“It’s kind of a racial high-wire act having that kind of conversation,” Mr. Wilmore said. “She seems generous in her approach too, which is nice, but yet there’s something else going on there. There’s a twinkle behind her eye that makes you go, ‘What is she doing here exactly?’”
Her interviews are more of a wink to people who expect Ms. Calloway and Ms. Roman to respond to the questions as they did, according to Mr. Wilmore. In 2016, when he hosted the White House Correspondents’ Association Dinner, he was criticized for calling President Obama a racist slur; that was a risky wink.
“I took a lot of blowback from that,” Mr. Wilmore said. “But the people who understood it, there was a lot of praise and support for it.”
Ms. Fumudoh’s wink is aimed more at Black women who feel awkward and uncomfortable all the time simply because they are navigating the world.
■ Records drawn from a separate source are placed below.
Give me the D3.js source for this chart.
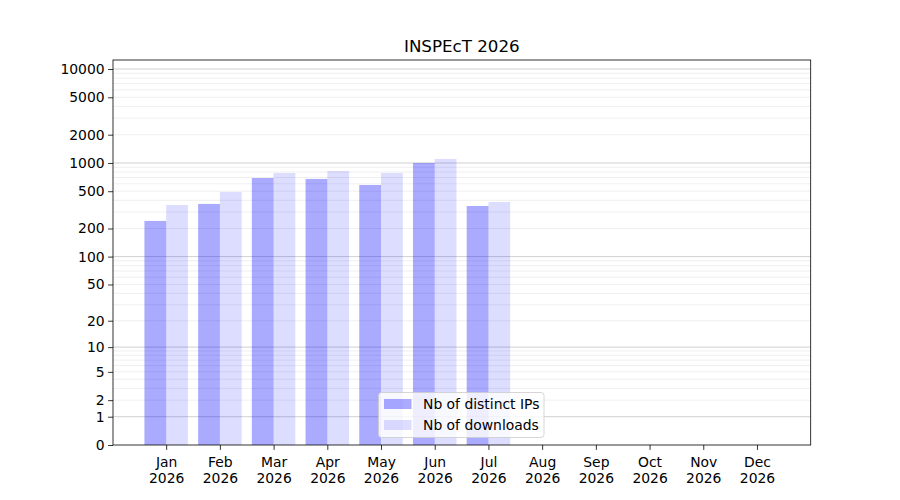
<!DOCTYPE html>
<html lang="en">
  <head>
    <meta charset="utf-8">
    <title>INSPEcT 2026</title>
    <script src="https://cdn.jsdelivr.net/npm/d3@7"></script>
    <style>
      body { margin: 0; background: #fff; }
      text { font-family: "DejaVu Sans", sans-serif; }
    </style>
  </head>
  <body>
    <script>
    var months = ["Jan", "Feb", "Mar", "Apr", "May", "Jun", "Jul", "Aug", "Sep", "Oct", "Nov", "Dec"];
    var year = "2026";
    var ips = [241, 366, 692, 676, 583, 1000, 348];
    var downloads = [357, 491, 783, 822, 783, 1104, 384];
    var yTicks = [0, 1, 2, 5, 10, 20, 50, 100, 200, 500, 1000, 2000, 5000, 10000];
    var yMax = 12470;

    var w = 900, h = 500;
    // plot box (note: "top" is reserved on window, so use p* names)
    var pLeft = 113, pRight = 810.7, pTop = 60, pBottom = 445;

    var svg = d3.select("body").append("svg").attr("width", w).attr("height", h);

    var x = d3.scaleLinear().domain([-0.99, 12.0]).range([pLeft, pRight]);
    var y = d3.scaleSymlog().constant(1).domain([0, yMax]).range([pBottom, pTop]);

    // grid: light minor lines, then darker lines at decades
    var minor = [];
    [1, 10, 100, 1000].forEach(function(d) {
      for (var k = 2; k <= 9; k++) minor.push(k * d);
    });
    svg.append("g").selectAll("line").data(minor).enter().append("line")
      .attr("x1", pLeft).attr("x2", pRight)
      .attr("y1", function(d) { return y(d); }).attr("y2", function(d) { return y(d); })
      .attr("stroke", "#ebebeb").attr("stroke-width", 0.8);
    svg.append("g").selectAll("line").data([1, 10, 100, 1000, 10000]).enter().append("line")
      .attr("x1", pLeft).attr("x2", pRight)
      .attr("y1", function(d) { return y(d); }).attr("y2", function(d) { return y(d); })
      .attr("stroke", "#c4c4c4").attr("stroke-width", 0.8);

    var bw = x(0.405) - x(0);

    svg.append("g").selectAll("rect").data(ips).enter().append("rect")
      .attr("x", function(d, i) { return x(i) - bw; })
      .attr("y", function(d) { return y(d); })
      .attr("width", bw)
      .attr("height", function(d) { return y(0) - y(d); })
      .attr("fill", "blue").attr("fill-opacity", 0.333);

    svg.append("g").selectAll("rect").data(downloads).enter().append("rect")
      .attr("x", function(d, i) { return x(i); })
      .attr("y", function(d) { return y(d); })
      .attr("width", bw)
      .attr("height", function(d) { return y(0) - y(d); })
      .attr("fill", "blue").attr("fill-opacity", 0.135);

    // axes
    var yAxis = svg.append("g").attr("transform", "translate(" + pLeft + ",0)")
      .call(d3.axisLeft(y).tickValues(yTicks).tickFormat(d3.format("d")).tickSize(4.9).tickPadding(3.5));
    yAxis.select(".domain").remove();
    yAxis.selectAll("line").attr("stroke", "#000").attr("stroke-width", 0.8);
    yAxis.selectAll("text").attr("font-size", "13.9px").attr("fill", "#000")
      .attr("font-family", "DejaVu Sans");

    var xAxis = svg.append("g").attr("transform", "translate(0," + pBottom + ")")
      .call(d3.axisBottom(x).tickValues(d3.range(months.length)).tickFormat("").tickSize(4.9));
    xAxis.select(".domain").remove();
    xAxis.selectAll("line").attr("stroke", "#000").attr("stroke-width", 0.8);
    var lab = xAxis.selectAll(".tick").append("text")
      .attr("fill", "#000").attr("font-size", "13.9px").attr("text-anchor", "middle")
      .attr("font-family", "DejaVu Sans");
    lab.append("tspan").attr("x", 0).attr("y", 22).text(function(d) { return months[d]; });
    lab.append("tspan").attr("x", 0).attr("y", 38).text(year);

    svg.append("rect").attr("x", pLeft).attr("y", pTop)
      .attr("width", pRight - pLeft).attr("height", pBottom - pTop)
      .attr("fill", "none").attr("stroke", "#000").attr("stroke-width", 0.8);

    svg.append("text").attr("x", (pLeft + pRight) / 2).attr("y", 52)
      .attr("text-anchor", "middle").attr("font-size", "16.7px").attr("fill", "#000")
      .text("INSPEcT 2026");

    // legend
    var lg = svg.append("g").attr("transform", "translate(378.5,392.5)");
    lg.append("rect").attr("width", 165.5).attr("height", 45).attr("rx", 3)
      .attr("fill", "#fff").attr("fill-opacity", 0.8)
      .attr("stroke", "#cccccc").attr("stroke-width", 0.8);
    var items = [["Nb of distinct IPs", 0.333], ["Nb of downloads", 0.135]];
    items.forEach(function(it, i) {
      lg.append("rect").attr("x", 5.5).attr("y", 6.5 + i * 21).attr("width", 27.5).attr("height", 10)
        .attr("fill", "blue").attr("fill-opacity", it[1]);
      lg.append("text").attr("x", 44.5).attr("y", 16.5 + i * 21)
        .attr("font-size", "13.9px").attr("fill", "#000").text(it[0]);
    });
    </script>
  </body>
</html>
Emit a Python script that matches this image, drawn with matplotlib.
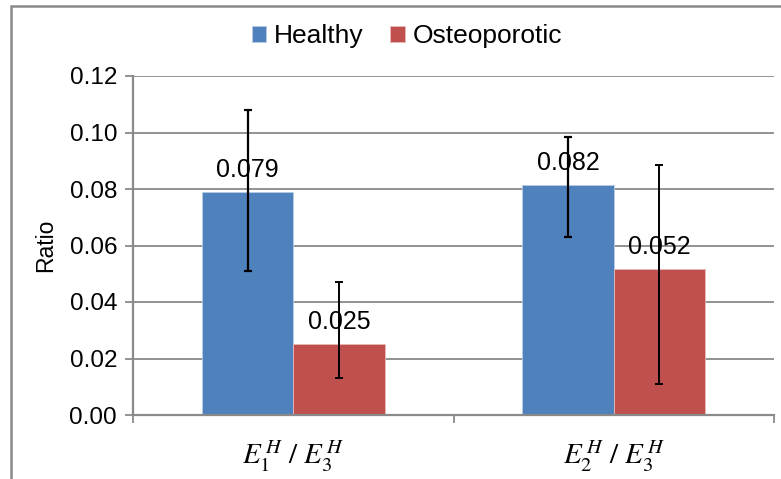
import matplotlib
matplotlib.use('Agg')
import matplotlib.pyplot as plt
from matplotlib.patches import Rectangle
import numpy as np

plt.rcParams['font.family'] = ['Liberation Sans', 'DejaVu Sans']
plt.rcParams['mathtext.fontset'] = 'stix'

categories = [r'$E_1^{\,H}\ /\ E_3^{\,H}$', r'$E_2^{\,H}\ /\ E_3^{\,H}$']
series = ['Healthy', 'Osteoporotic']
healthy = [0.0790, 0.0815]
osteo = [0.0252, 0.0518]
healthy_labels = ['0.079', '0.082']
osteo_labels = ['0.025', '0.052']
# error bar ends (low, high)
healthy_low = [0.0511, 0.0629]
healthy_high = [0.1081, 0.0984]
osteo_low = [0.0132, 0.0109]
osteo_high = [0.0471, 0.0884]
yticks = [0.00, 0.02, 0.04, 0.06, 0.08, 0.10, 0.12]

blue = '#4F81BD'
red = '#C0504D'
grey = '#8A8A8A'

fig = plt.figure(figsize=(7.81, 4.79), dpi=100)
ax = fig.add_axes([133 / 781, 1 - 415 / 479, 641 / 781, 339 / 479])

# outer chart frame (right and bottom edges fall outside the picture)
fig.patches.append(Rectangle((10.5 / 781, -0.1), 1.2, 1 - 6.3 / 479 + 0.1,
                             transform=fig.transFigure, fill=False,
                             edgecolor=grey, linewidth=1.8))

x = np.arange(len(categories))
w = 0.285
hx = x - w / 2
ox = x + w / 2

ax.bar(hx, healthy, w, color=blue, edgecolor='#b8cce4', linewidth=0.6,
       label=series[0], zorder=2)
ax.bar(ox, osteo, w, color=red, edgecolor='#e6b9b8', linewidth=0.6,
       label=series[1], zorder=2)

h_err = [np.array(healthy) - np.array(healthy_low), np.array(healthy_high) - np.array(healthy)]
o_err = [np.array(osteo) - np.array(osteo_low), np.array(osteo_high) - np.array(osteo)]
ax.errorbar(hx, healthy, yerr=h_err, fmt='none', ecolor='black',
            elinewidth=1.6, capsize=3, capthick=1.6, zorder=3)
ax.errorbar(ox, osteo, yerr=o_err, fmt='none', ecolor='black',
            elinewidth=1.4, capsize=3, capthick=1.4, zorder=3)

for xi, v, t in zip(hx, healthy, healthy_labels):
    ax.text(xi, v + 0.0035, t, ha='center', va='bottom', fontsize=18, zorder=4)
for xi, v, t in zip(ox, osteo, osteo_labels):
    ax.text(xi, v + 0.0035, t, ha='center', va='bottom', fontsize=18, zorder=4)

ax.set_xlim(-0.5, 1.5)
ax.set_ylim(0, 0.12)
ax.set_yticks(yticks)
ax.set_yticklabels(['%.2f' % v for v in yticks], fontsize=17.5)
ax.yaxis.grid(True, color=grey, linewidth=1.3, zorder=0)
ax.set_axisbelow(True)

ax.set_xticks([-0.5, 0.5, 1.5])
ax.set_xticklabels([])
ax.set_xticks(x, minor=True)
ax.set_xticklabels(categories, minor=True, fontsize=21)
ax.tick_params(axis='x', which='minor', length=0, pad=17)
ax.tick_params(axis='both', which='major', length=6, width=1.3, color=grey)
ax.tick_params(axis='y', pad=5.5)

for s in ['top', 'right']:
    ax.spines[s].set_visible(False)
for s in ['left', 'bottom']:
    ax.spines[s].set_color(grey)
    ax.spines[s].set_linewidth(1.6)

ax.set_ylabel('Ratio', fontsize=16.5, labelpad=9)

fig.legend(loc='center', bbox_to_anchor=(407 / 781, 1 - 36 / 479), ncol=2,
           frameon=False, fontsize=19, handlelength=0.55, handleheight=0.55,
           handletextpad=0.3, columnspacing=1.0)

fig.savefig('out.png', dpi=100)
She makes the discomfort visible and shareable by all.
“This is my way of seizing my authority and my autonomy,” she said, “and pushing that back onto society and saying, ‘Hey, I’m not going to be the only one who’s going through this life feeling discomfort.’”
The guests on the show do get uncomfortable, like when Ms. Fumudoh asks them how many Black friends they have, or when they fumble if they know who Marcus Garvey or Huey Newton are. Ms. Fumudoh, though, was quick on her feet when asked to name five white people in 10 seconds.
“Three of the Haim sisters, John F. Kennedy, shout out to him, and the fantastic actress Anne Hathaway,” she answered immediately. It’s not about naming five Black friends, or five Black authors you’ve read. Ms. Fumudoh simply does not want to be the lone carrier of the tension that she faces as a Black woman.
“I’m just trying to heal,” Ms. Fumudoh said. “I’m just trying to make people laugh and make people feel good.”